Given problem:
Pictures in the entries below are excluded; copy only the lines from the one containing "What React, TypeScript" to the one containing "const yInterval = 5;", both included.

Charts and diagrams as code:
● ● ● ● ● ● ●

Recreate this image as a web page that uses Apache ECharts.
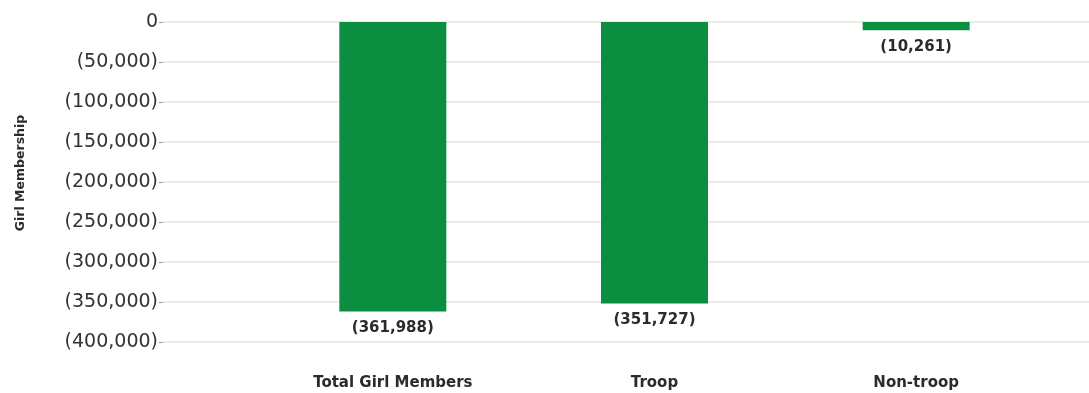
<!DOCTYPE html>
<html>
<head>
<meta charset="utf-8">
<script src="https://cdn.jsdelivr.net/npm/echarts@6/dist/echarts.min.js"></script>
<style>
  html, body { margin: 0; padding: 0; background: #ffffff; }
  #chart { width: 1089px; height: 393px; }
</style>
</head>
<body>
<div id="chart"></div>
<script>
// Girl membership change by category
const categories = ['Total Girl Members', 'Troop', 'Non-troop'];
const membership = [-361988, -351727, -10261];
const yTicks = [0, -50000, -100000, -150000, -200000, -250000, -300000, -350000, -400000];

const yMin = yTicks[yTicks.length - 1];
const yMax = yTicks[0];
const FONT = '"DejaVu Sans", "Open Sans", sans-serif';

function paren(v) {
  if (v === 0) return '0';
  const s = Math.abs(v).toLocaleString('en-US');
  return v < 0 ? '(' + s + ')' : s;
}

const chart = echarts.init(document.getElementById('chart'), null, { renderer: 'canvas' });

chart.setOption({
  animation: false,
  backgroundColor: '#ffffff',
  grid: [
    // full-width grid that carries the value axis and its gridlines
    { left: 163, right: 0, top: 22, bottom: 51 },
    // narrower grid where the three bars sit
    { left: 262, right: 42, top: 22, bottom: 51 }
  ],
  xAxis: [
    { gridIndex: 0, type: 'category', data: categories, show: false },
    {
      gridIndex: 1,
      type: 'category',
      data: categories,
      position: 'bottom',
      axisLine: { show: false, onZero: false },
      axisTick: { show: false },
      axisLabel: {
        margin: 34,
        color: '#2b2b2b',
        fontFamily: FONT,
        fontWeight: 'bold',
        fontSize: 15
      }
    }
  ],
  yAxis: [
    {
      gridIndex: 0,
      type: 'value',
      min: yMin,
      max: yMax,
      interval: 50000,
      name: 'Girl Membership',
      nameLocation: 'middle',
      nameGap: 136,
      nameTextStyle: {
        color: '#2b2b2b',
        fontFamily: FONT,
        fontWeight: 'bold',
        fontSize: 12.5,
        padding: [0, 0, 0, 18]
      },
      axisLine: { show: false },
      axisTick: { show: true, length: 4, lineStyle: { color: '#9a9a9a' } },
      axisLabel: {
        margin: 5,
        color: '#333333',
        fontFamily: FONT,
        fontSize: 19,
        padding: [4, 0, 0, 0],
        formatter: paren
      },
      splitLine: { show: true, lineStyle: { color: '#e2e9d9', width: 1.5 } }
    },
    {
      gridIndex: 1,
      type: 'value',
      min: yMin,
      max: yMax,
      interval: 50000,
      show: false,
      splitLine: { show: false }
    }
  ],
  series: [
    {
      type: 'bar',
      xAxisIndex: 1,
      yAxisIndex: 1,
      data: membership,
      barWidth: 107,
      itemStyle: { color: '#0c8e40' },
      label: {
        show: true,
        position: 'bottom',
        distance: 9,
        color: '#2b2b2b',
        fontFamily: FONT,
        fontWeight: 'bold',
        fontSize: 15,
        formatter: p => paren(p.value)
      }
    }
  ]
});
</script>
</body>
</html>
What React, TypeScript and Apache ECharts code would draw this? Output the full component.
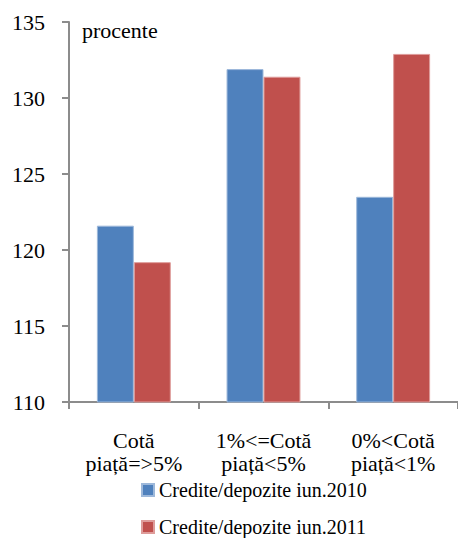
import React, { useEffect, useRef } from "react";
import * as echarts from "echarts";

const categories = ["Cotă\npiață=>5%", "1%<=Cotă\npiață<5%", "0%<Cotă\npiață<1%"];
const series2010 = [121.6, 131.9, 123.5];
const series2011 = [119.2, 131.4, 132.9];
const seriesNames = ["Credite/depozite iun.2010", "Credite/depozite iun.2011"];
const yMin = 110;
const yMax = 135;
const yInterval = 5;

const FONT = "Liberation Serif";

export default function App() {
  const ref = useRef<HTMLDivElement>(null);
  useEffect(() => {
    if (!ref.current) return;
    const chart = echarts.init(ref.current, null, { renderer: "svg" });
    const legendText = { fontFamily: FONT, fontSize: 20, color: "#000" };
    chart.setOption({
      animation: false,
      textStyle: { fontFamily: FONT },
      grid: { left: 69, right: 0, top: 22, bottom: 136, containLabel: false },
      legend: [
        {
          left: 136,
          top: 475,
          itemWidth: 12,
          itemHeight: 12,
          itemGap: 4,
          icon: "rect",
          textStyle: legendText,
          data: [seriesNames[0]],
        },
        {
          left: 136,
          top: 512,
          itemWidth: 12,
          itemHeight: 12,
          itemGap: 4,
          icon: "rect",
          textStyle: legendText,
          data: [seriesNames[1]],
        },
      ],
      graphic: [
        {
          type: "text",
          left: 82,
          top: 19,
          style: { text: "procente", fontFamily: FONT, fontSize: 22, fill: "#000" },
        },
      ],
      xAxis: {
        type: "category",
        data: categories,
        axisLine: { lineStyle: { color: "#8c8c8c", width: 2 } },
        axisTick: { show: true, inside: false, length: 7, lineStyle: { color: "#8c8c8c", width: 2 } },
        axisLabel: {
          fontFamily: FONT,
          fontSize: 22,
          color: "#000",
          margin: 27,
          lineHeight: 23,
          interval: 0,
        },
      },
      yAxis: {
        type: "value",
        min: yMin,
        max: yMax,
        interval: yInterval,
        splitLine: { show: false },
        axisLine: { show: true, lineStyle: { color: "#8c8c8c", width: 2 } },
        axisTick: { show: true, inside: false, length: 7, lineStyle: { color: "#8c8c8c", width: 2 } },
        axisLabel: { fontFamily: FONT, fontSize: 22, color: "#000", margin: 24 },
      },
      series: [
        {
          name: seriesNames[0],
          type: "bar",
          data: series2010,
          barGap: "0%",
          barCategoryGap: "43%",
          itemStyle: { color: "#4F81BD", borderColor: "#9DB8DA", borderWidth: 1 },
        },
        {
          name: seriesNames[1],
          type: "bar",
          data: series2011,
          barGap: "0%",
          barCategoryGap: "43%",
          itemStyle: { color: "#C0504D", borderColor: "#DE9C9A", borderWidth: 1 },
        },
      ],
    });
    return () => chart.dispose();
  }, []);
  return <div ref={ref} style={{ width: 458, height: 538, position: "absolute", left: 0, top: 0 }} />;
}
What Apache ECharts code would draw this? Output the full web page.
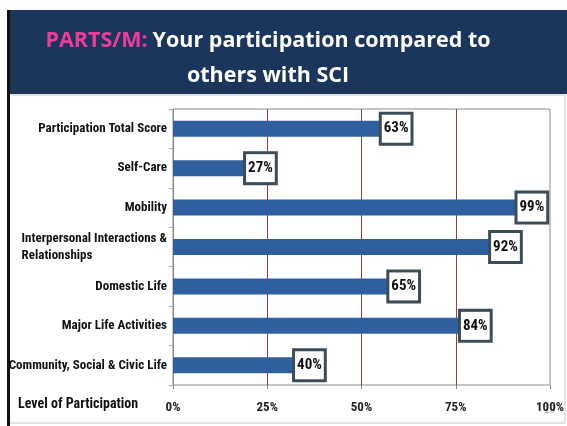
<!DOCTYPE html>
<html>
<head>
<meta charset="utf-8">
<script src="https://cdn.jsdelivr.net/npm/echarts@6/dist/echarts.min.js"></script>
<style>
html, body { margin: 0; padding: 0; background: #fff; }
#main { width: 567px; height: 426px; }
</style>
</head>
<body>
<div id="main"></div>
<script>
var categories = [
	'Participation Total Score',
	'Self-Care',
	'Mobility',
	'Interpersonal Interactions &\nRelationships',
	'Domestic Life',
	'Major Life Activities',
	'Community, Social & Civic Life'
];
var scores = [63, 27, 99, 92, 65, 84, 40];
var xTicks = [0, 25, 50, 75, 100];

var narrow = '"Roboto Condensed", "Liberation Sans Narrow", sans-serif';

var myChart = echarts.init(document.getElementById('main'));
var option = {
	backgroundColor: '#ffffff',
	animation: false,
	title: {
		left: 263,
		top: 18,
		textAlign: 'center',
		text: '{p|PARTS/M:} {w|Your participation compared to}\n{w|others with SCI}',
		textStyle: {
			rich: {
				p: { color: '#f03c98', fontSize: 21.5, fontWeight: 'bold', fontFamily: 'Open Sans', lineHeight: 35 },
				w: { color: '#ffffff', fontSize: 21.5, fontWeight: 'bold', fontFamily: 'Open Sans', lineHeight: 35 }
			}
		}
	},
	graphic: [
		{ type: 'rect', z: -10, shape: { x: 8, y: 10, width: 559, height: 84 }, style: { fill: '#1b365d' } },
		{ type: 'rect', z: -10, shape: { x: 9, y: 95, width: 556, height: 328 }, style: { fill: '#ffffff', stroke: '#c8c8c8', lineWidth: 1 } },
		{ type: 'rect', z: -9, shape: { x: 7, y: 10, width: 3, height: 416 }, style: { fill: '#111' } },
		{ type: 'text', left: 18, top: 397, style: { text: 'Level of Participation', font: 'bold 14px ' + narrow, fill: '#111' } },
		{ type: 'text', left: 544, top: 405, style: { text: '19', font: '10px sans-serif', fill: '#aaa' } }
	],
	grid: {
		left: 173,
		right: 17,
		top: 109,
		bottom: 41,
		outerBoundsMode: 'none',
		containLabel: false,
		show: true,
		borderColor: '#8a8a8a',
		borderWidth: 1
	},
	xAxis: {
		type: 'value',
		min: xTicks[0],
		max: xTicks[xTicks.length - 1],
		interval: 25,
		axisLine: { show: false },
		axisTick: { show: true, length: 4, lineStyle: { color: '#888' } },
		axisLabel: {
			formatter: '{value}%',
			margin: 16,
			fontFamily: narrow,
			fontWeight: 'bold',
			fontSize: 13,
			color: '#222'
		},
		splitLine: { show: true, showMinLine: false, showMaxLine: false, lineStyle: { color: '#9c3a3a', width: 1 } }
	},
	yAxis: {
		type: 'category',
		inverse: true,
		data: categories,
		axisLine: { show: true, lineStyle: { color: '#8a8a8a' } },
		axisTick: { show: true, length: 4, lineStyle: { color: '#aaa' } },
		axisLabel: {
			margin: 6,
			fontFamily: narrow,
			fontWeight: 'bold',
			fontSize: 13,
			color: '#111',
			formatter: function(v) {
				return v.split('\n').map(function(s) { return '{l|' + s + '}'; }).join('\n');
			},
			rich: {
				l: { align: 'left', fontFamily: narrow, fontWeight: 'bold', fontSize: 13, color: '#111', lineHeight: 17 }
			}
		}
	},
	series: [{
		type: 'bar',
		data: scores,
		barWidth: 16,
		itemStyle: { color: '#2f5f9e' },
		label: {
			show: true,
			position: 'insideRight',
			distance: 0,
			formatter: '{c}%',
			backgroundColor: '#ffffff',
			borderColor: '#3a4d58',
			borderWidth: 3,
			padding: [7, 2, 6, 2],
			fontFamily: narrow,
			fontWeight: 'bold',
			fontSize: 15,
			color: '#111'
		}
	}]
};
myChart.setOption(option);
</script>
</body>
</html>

● ● ● ● ● ● ●

Response to the task:
What React, TypeScript and Apache ECharts code would draw this? Output the full component.
import React, { useEffect, useRef } from "react";
import * as echarts from "echarts";

const categories = ["Cotă\npiață=>5%", "1%<=Cotă\npiață<5%", "0%<Cotă\npiață<1%"];
const series2010 = [121.6, 131.9, 123.5];
const series2011 = [119.2, 131.4, 132.9];
const seriesNames = ["Credite/depozite iun.2010", "Credite/depozite iun.2011"];
const yMin = 110;
const yMax = 135;
const yInterval = 5;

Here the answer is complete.